TED talks are available free to view on their website, but watching a video online isn't the same as attending in person. As the events are very costly to attend, far away (in California & the UK), and are only open to those approved of, attending in person is not an option for most of the planet. However, TED has opened up by allowing independent events to model themselves on TED, hence the TEDx movement. I think this is a great idea and have been eagerly awaiting a local TEDx event.
So I was excited to attend a TEDx event today in Toronto - TEDx LibrariansTO. Although, I am not a librarian (despite pulls to the contrary), I was interested in the conference theme as librarians inspiring society on new (hopefully better) ways to share and use information.
Speakers identified the importance of adding and valuing games to collections, on encouraging "slow reading" of print books, adding hackspace or playspace, organizing more community events and unconferences, or ditching the idea of libraries altogether. The goal was to reconceive of libraries beyond book storage and the librarian profession beyond the "bunhead" stereotype (although there was a heated discussion on working with the old stereotype). I would have liked more discussion on the role digital libraries and m-libraries can play, but overall the speakers all presented interesting and provocative ideas also pertinent to the information field in general.
Being new to a TED event and having heard that presenters receive instructions on the TED format, I was excited to experience something new and ideally more effective. I find academic conferences are often tedious and self-serving, industry conferences are often too vague and corporate self-serving, and unconferences are often lacking in focus.
Overall, I found the TED format was extremely effective. I read over the TEDx details they give to would-be organizers and they certainly have a lot of rules and guidelines - which they assert is based on their 25 years of experience. And it definitely works!
The TEDxLibrariansTO event organizers did a great job in finding interesting and effective speakers and ensuring that the event ran smoothly - managing logistics and overcoming technical hurdles is no small accomplishment. The caterer (Mystic Muffin) was awesome, which always keeps attendees happy.
Here's what I find worked well:
- visionary, call to arms messages
- no jargon, esoterica, or self-promotion
- spartan, highly-visual slides
- rigidly enforced time limits
- smaller number of attendees
One of the problems with conference speakers is they get too much into the details of their subject. I'm Sesame Street generation so sell me on your vision. If people are interested in what you're saying they can look up the details. TED actually recommends people read their speech if they are not comfortable speaking without notes. But I'm not sure that reading a presentation is any better than rambling.

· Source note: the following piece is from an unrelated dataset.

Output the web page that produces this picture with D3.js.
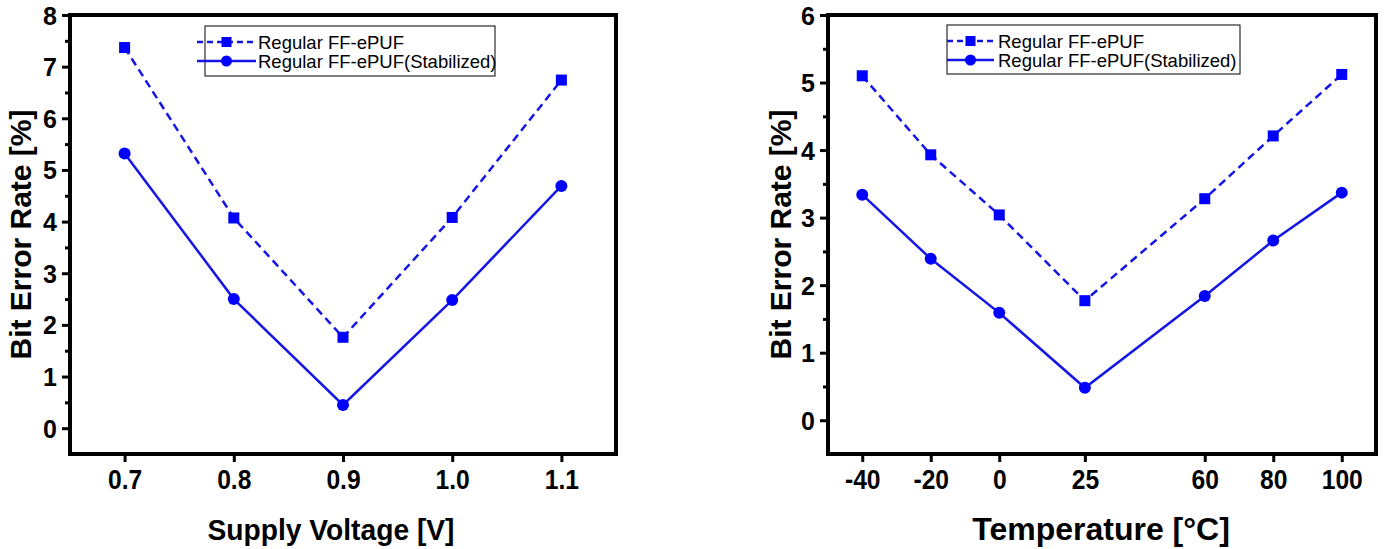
<!DOCTYPE html>
<html><head><meta charset="utf-8">
<script src="https://cdn.jsdelivr.net/npm/d3@7"></script>
<style>body{margin:0;background:#fff}svg{display:block}text{font-family:"Liberation Sans",Arial,sans-serif}</style>
</head><body><svg id="c" width="1384" height="549"></svg>
<script>
const voltages = [0.7, 0.8, 0.9, 1.0, 1.1];
const voltTickLabels = ["0.7", "0.8", "0.9", "1.0", "1.1"];
const voltRegular = [7.37, 4.07, 1.76, 4.08, 6.74];
const voltStabilized = [5.32, 2.50, 0.45, 2.48, 4.69];

const temps = [-40, -20, 0, 25, 60, 80, 100];
const tempTickLabels = ["-40", "-20", "0", "25", "60", "80", "100"];
const tempRegular = [5.10, 3.93, 3.04, 1.77, 3.28, 4.21, 5.12];
const tempStabilized = [3.34, 2.39, 1.59, 0.48, 1.84, 2.66, 3.37];

const seriesNames = ["Regular FF-ePUF", "Regular FF-ePUF(Stabilized)"];

const svg = d3.select("#c");
const blue = "#0000ff", lineBlue = "#1515e6";

function panel(o) {
  const g = svg.append("g");
  const x = d3.scaleLinear().domain(o.xDomain).range([o.left, o.right]);
  const y = d3.scaleLinear().domain(o.yDomain).range([o.bottom, o.top]);

  const yAxisMinor = d3.axisLeft(y).tickValues(d3.range(0.5, o.yDomain[1], 1))
    .tickSize(5).tickFormat("");
  g.append("g").attr("transform", `translate(${o.left},0)`).call(yAxisMinor)
    .call(a => a.select(".domain").remove())
    .call(a => a.selectAll("line").attr("stroke", "#000").attr("stroke-width", 3));
  const yAxis = d3.axisLeft(y).tickValues(d3.range(0, o.yDomain[1] + 0.001, 1)).tickSize(8).tickPadding(5).tickFormat(d3.format("d"));
  g.append("g").attr("transform", `translate(${o.left},0)`).call(yAxis)
    .call(a => a.select(".domain").remove())
    .call(a => a.selectAll("line").attr("stroke", "#000").attr("stroke-width", 3))
    .call(a => a.selectAll("text").attr("font-size", 25).attr("font-weight", "bold").attr("fill", "#000").attr("dy", "0.36em"));

  const xAxis = d3.axisBottom(x).tickValues(o.xs).tickSize(8).tickPadding(7).tickFormat((d, i) => o.xLabels[i]);
  g.append("g").attr("transform", `translate(0,${o.bottom})`).call(xAxis)
    .call(a => a.select(".domain").remove())
    .call(a => a.selectAll("line").attr("stroke", "#000").attr("stroke-width", 3))
    .call(a => a.selectAll("text").attr("font-size", 28).attr("font-weight", "bold").attr("fill", "#000")
      .attr("transform", "scale(0.88,1)"));

  g.append("rect").attr("x", o.left).attr("y", o.top).attr("width", o.right - o.left).attr("height", o.bottom - o.top)
    .attr("fill", "none").attr("stroke", "#000").attr("stroke-width", 4);

  const line = d3.line().x((d, i) => x(o.xs[i])).y(d => y(d));
  g.append("path").datum(o.reg).attr("d", line).attr("fill", "none").attr("stroke", lineBlue)
    .attr("stroke-width", 2.5).attr("stroke-dasharray", "8,5");
  g.append("path").datum(o.stab).attr("d", line).attr("fill", "none").attr("stroke", lineBlue).attr("stroke-width", 2.5);
  g.selectAll(".sq").data(o.reg).join("rect").attr("x", (d, i) => x(o.xs[i]) - 5.5).attr("y", d => y(d) - 5.5)
    .attr("width", 11).attr("height", 11).attr("fill", blue);
  g.selectAll(".ci").data(o.stab).join("circle").attr("cx", (d, i) => x(o.xs[i])).attr("cy", d => y(d))
    .attr("r", 6).attr("fill", blue);

  g.append("text").attr("transform", `translate(${o.xTitleX},540) scale(${o.xTitleScale},1)`).attr("text-anchor", "middle")
    .attr("font-size", o.xTitleSize).attr("font-weight", "bold").text(o.xTitle);
  g.append("text").attr("transform", `translate(${o.yTitleX},${(o.top + o.bottom) / 2}) rotate(-90)`)
    .attr("text-anchor", "middle").attr("font-size", 30).attr("font-weight", "bold").text("Bit Error Rate [%]");

  const L = o.legend;
  g.append("rect").attr("x", L.x).attr("y", L.y).attr("width", L.w).attr("height", L.h)
    .attr("fill", "#fff").attr("stroke", "#000").attr("stroke-width", 1);
  seriesNames.forEach((name, i) => {
    const cy = L.y + 16 + i * 19;
    g.append("line").attr("x1", L.lx1).attr("x2", L.lx2).attr("y1", cy).attr("y2", cy)
      .attr("stroke", lineBlue).attr("stroke-width", 2.5).attr("stroke-dasharray", i === 0 ? "6,4" : null);
    const mx = (L.lx1 + L.lx2) / 2;
    if (i === 0) g.append("rect").attr("x", mx - 5).attr("y", cy - 5).attr("width", 10).attr("height", 10).attr("fill", blue);
    else g.append("circle").attr("cx", mx).attr("cy", cy).attr("r", 5.5).attr("fill", blue);
    g.append("text").attr("x", L.tx).attr("y", cy).attr("dy", "0.36em").attr("font-size", 18.5).text(name);
  });
}

panel({
  left: 70, right: 616, top: 15, bottom: 454,
  xDomain: [0.65, 1.15], yDomain: [-0.5, 8],
  xs: voltages, xLabels: voltTickLabels, reg: voltRegular, stab: voltStabilized,
  xTitle: "Supply Voltage [V]", xTitleX: 331, xTitleSize: 30, xTitleScale: 0.94, yTitleX: 31,
  legend: {x: 205, y: 26, w: 290, h: 50, lx1: 197, lx2: 256, tx: 258}
});
panel({
  left: 828, right: 1376, top: 15, bottom: 454,
  xDomain: [-50, 110], yDomain: [-0.5, 6],
  xs: temps, xLabels: tempTickLabels, reg: tempRegular, stab: tempStabilized,
  xTitle: "Temperature [°C]", xTitleX: 1101, xTitleSize: 32, xTitleScale: 1, yTitleX: 791,
  legend: {x: 947, y: 25, w: 293, h: 49, lx1: 947, lx2: 994, tx: 998}
});
</script></body></html>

TED has lots of guidelines about the structure of the event too and advises against having any panels or keynotes (to promote equality) and they insist that some of their videos be shown (no hardship as there are so many amazing ones to choose from).
TED also recommends that there be long breaks (45 minutes) between sessions and that speakers stay for all or most of the day. This is so attendees can discuss amongst themselves or with speakers the points raised. The event organizers followed this and as the crowd was particularly friendly, so I found this format worked really well. But, I do not think it would work with other groups or with a large number of attendees.
TEDx LibrariansTO was an excellent showcase for the format. The event today raised a lot of fascinating points and sparked discussion all within a short period of time.